## CHALLENGE
Render the material again word for word, skipping the pictures in it.

○ ○ ○ ○ ○

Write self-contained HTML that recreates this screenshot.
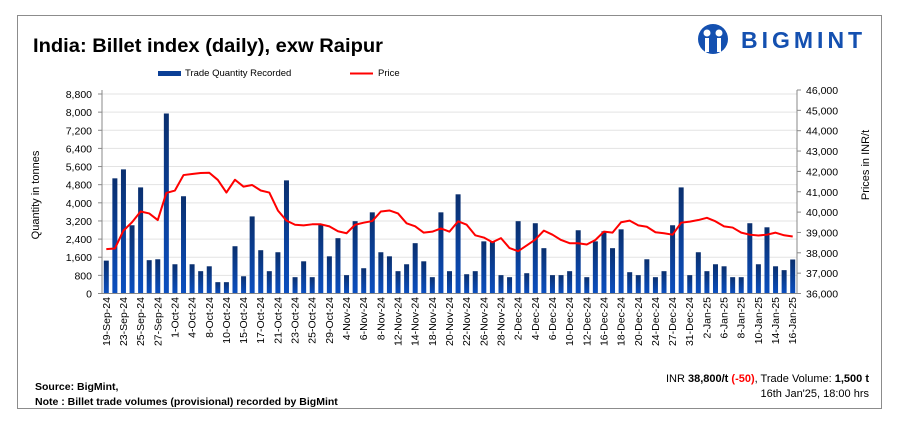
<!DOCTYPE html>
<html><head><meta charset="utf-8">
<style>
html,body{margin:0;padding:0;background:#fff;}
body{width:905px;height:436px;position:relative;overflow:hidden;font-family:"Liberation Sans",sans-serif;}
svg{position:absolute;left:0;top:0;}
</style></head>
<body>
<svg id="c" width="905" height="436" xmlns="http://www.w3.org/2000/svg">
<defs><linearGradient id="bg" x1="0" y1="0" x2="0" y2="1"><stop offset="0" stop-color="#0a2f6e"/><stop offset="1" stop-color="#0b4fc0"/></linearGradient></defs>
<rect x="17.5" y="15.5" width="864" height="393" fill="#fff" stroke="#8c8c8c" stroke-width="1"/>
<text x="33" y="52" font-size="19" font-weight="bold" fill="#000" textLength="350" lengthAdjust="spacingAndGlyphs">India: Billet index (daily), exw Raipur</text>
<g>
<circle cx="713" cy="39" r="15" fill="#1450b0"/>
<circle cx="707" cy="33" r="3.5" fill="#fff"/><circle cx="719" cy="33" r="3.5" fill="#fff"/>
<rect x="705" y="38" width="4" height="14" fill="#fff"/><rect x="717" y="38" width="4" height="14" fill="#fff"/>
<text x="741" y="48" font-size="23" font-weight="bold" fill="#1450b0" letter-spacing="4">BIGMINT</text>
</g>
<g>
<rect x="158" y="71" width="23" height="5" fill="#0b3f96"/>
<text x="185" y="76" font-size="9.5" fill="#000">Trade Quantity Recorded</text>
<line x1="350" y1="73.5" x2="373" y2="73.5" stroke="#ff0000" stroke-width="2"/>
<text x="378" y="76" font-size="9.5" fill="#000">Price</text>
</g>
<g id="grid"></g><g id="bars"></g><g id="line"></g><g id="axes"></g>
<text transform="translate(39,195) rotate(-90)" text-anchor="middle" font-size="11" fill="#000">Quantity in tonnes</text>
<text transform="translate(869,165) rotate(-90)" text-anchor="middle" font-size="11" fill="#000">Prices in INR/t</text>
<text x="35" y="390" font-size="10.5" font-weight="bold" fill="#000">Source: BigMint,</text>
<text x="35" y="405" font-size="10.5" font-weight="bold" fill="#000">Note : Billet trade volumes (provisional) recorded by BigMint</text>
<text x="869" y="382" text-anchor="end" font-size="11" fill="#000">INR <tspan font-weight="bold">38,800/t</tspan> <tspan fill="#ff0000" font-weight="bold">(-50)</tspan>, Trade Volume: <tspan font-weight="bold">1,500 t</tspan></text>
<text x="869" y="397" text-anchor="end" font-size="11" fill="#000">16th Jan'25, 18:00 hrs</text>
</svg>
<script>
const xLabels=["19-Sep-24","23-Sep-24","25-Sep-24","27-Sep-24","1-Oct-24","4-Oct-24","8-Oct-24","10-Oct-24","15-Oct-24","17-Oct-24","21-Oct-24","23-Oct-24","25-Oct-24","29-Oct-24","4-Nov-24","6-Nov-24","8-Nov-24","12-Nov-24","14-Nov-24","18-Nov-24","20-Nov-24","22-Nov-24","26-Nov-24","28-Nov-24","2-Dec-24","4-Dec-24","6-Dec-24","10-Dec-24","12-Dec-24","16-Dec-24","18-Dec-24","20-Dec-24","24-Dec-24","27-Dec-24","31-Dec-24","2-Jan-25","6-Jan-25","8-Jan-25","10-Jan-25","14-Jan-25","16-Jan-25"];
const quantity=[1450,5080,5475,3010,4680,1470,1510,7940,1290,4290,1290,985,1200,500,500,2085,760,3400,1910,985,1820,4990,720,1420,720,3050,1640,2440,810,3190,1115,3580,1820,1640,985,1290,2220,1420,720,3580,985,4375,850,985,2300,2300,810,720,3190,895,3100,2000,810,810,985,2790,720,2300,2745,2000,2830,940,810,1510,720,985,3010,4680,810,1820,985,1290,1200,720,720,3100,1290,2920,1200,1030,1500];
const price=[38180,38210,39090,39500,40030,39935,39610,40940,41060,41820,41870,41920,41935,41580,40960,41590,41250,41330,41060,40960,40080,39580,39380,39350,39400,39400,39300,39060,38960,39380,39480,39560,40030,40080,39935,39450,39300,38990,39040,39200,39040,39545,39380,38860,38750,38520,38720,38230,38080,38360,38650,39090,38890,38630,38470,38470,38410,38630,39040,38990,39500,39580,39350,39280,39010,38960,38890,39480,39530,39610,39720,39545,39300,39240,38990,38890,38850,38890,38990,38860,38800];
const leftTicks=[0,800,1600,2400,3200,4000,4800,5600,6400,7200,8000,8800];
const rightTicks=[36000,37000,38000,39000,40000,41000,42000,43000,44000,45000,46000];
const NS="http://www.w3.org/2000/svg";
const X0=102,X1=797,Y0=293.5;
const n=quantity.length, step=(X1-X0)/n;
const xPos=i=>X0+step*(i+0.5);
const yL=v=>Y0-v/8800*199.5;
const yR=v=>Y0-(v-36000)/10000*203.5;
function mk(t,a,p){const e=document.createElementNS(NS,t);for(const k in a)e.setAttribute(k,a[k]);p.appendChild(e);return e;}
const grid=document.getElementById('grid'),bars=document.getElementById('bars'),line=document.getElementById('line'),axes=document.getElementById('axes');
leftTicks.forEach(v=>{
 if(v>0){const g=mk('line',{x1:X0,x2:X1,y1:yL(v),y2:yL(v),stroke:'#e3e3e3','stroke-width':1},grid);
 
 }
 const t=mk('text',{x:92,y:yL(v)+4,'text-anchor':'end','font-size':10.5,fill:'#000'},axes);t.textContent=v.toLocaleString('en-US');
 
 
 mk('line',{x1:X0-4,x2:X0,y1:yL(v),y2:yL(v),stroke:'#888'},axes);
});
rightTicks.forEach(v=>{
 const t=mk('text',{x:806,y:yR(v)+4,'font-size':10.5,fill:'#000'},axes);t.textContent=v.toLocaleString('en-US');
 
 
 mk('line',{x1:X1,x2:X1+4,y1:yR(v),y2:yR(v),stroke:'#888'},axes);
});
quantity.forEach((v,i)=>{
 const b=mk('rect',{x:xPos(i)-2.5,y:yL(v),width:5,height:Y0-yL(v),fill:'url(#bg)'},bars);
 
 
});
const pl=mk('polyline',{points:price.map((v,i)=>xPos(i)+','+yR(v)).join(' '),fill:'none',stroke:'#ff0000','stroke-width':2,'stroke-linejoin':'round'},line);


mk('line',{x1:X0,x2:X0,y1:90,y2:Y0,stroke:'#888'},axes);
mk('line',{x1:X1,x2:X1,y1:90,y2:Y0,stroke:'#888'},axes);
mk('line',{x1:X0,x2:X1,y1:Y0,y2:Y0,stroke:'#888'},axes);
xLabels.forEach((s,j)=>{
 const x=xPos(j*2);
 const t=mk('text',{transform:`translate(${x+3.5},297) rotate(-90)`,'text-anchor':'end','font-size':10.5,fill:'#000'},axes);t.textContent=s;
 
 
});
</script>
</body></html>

○ ○ ○ ○ ○

## EXERCISE SOLUTION
Write self-contained HTML that recreates this screenshot.
<!DOCTYPE html>
<html><head><meta charset="utf-8">
<style>
html,body{margin:0;padding:0;background:#fff;}
body{width:905px;height:436px;position:relative;overflow:hidden;font-family:"Liberation Sans",sans-serif;}
svg{position:absolute;left:0;top:0;}
</style></head>
<body>
<svg id="c" width="905" height="436" xmlns="http://www.w3.org/2000/svg">
<defs><linearGradient id="bg" x1="0" y1="0" x2="0" y2="1"><stop offset="0" stop-color="#0a2f6e"/><stop offset="1" stop-color="#0b4fc0"/></linearGradient></defs>
<rect x="17.5" y="15.5" width="864" height="393" fill="#fff" stroke="#8c8c8c" stroke-width="1"/>
<text x="33" y="52" font-size="19" font-weight="bold" fill="#000" textLength="350" lengthAdjust="spacingAndGlyphs">India: Billet index (daily), exw Raipur</text>
<g>
<circle cx="713" cy="39" r="15" fill="#1450b0"/>
<circle cx="707" cy="33" r="3.5" fill="#fff"/><circle cx="719" cy="33" r="3.5" fill="#fff"/>
<rect x="705" y="38" width="4" height="14" fill="#fff"/><rect x="717" y="38" width="4" height="14" fill="#fff"/>
<text x="741" y="48" font-size="23" font-weight="bold" fill="#1450b0" letter-spacing="4">BIGMINT</text>
</g>
<g>
<rect x="158" y="71" width="23" height="5" fill="#0b3f96"/>
<text x="185" y="76" font-size="9.5" fill="#000">Trade Quantity Recorded</text>
<line x1="350" y1="73.5" x2="373" y2="73.5" stroke="#ff0000" stroke-width="2"/>
<text x="378" y="76" font-size="9.5" fill="#000">Price</text>
</g>
<g id="grid"></g><g id="bars"></g><g id="line"></g><g id="axes"></g>
<text transform="translate(39,195) rotate(-90)" text-anchor="middle" font-size="11" fill="#000">Quantity in tonnes</text>
<text transform="translate(869,165) rotate(-90)" text-anchor="middle" font-size="11" fill="#000">Prices in INR/t</text>
<text x="35" y="390" font-size="10.5" font-weight="bold" fill="#000">Source: BigMint,</text>
<text x="35" y="405" font-size="10.5" font-weight="bold" fill="#000">Note : Billet trade volumes (provisional) recorded by BigMint</text>
<text x="869" y="382" text-anchor="end" font-size="11" fill="#000">INR <tspan font-weight="bold">38,800/t</tspan> <tspan fill="#ff0000" font-weight="bold">(-50)</tspan>, Trade Volume: <tspan font-weight="bold">1,500 t</tspan></text>
<text x="869" y="397" text-anchor="end" font-size="11" fill="#000">16th Jan'25, 18:00 hrs</text>
</svg>
<script>
const xLabels=["19-Sep-24","23-Sep-24","25-Sep-24","27-Sep-24","1-Oct-24","4-Oct-24","8-Oct-24","10-Oct-24","15-Oct-24","17-Oct-24","21-Oct-24","23-Oct-24","25-Oct-24","29-Oct-24","4-Nov-24","6-Nov-24","8-Nov-24","12-Nov-24","14-Nov-24","18-Nov-24","20-Nov-24","22-Nov-24","26-Nov-24","28-Nov-24","2-Dec-24","4-Dec-24","6-Dec-24","10-Dec-24","12-Dec-24","16-Dec-24","18-Dec-24","20-Dec-24","24-Dec-24","27-Dec-24","31-Dec-24","2-Jan-25","6-Jan-25","8-Jan-25","10-Jan-25","14-Jan-25","16-Jan-25"];
const quantity=[1450,5080,5475,3010,4680,1470,1510,7940,1290,4290,1290,985,1200,500,500,2085,760,3400,1910,985,1820,4990,720,1420,720,3050,1640,2440,810,3190,1115,3580,1820,1640,985,1290,2220,1420,720,3580,985,4375,850,985,2300,2300,810,720,3190,895,3100,2000,810,810,985,2790,720,2300,2745,2000,2830,940,810,1510,720,985,3010,4680,810,1820,985,1290,1200,720,720,3100,1290,2920,1200,1030,1500];
const price=[38180,38210,39090,39500,40030,39935,39610,40940,41060,41820,41870,41920,41935,41580,40960,41590,41250,41330,41060,40960,40080,39580,39380,39350,39400,39400,39300,39060,38960,39380,39480,39560,40030,40080,39935,39450,39300,38990,39040,39200,39040,39545,39380,38860,38750,38520,38720,38230,38080,38360,38650,39090,38890,38630,38470,38470,38410,38630,39040,38990,39500,39580,39350,39280,39010,38960,38890,39480,39530,39610,39720,39545,39300,39240,38990,38890,38850,38890,38990,38860,38800];
const leftTicks=[0,800,1600,2400,3200,4000,4800,5600,6400,7200,8000,8800];
const rightTicks=[36000,37000,38000,39000,40000,41000,42000,43000,44000,45000,46000];
const NS="http://www.w3.org/2000/svg";
const X0=102,X1=797,Y0=293.5;
const n=quantity.length, step=(X1-X0)/n;
const xPos=i=>X0+step*(i+0.5);
const yL=v=>Y0-v/8800*199.5;
const yR=v=>Y0-(v-36000)/10000*203.5;
function mk(t,a,p){const e=document.createElementNS(NS,t);for(const k in a)e.setAttribute(k,a[k]);p.appendChild(e);return e;}
const grid=document.getElementById('grid'),bars=document.getElementById('bars'),line=document.getElementById('line'),axes=document.getElementById('axes');
leftTicks.forEach(v=>{
 if(v>0){const g=mk('line',{x1:X0,x2:X1,y1:yL(v),y2:yL(v),stroke:'#e3e3e3','stroke-width':1},grid);
 
 }
 const t=mk('text',{x:92,y:yL(v)+4,'text-anchor':'end','font-size':10.5,fill:'#000'},axes);t.textContent=v.toLocaleString('en-US');
 
 
 mk('line',{x1:X0-4,x2:X0,y1:yL(v),y2:yL(v),stroke:'#888'},axes);
});
rightTicks.forEach(v=>{
 const t=mk('text',{x:806,y:yR(v)+4,'font-size':10.5,fill:'#000'},axes);t.textContent=v.toLocaleString('en-US');
 
 
 mk('line',{x1:X1,x2:X1+4,y1:yR(v),y2:yR(v),stroke:'#888'},axes);
});
quantity.forEach((v,i)=>{
 const b=mk('rect',{x:xPos(i)-2.5,y:yL(v),width:5,height:Y0-yL(v),fill:'url(#bg)'},bars);
 
 
});
const pl=mk('polyline',{points:price.map((v,i)=>xPos(i)+','+yR(v)).join(' '),fill:'none',stroke:'#ff0000','stroke-width':2,'stroke-linejoin':'round'},line);


mk('line',{x1:X0,x2:X0,y1:90,y2:Y0,stroke:'#888'},axes);
mk('line',{x1:X1,x2:X1,y1:90,y2:Y0,stroke:'#888'},axes);
mk('line',{x1:X0,x2:X1,y1:Y0,y2:Y0,stroke:'#888'},axes);
xLabels.forEach((s,j)=>{
 const x=xPos(j*2);
 const t=mk('text',{transform:`translate(${x+3.5},297) rotate(-90)`,'text-anchor':'end','font-size':10.5,fill:'#000'},axes);t.textContent=s;
 
 
});
</script>
</body></html>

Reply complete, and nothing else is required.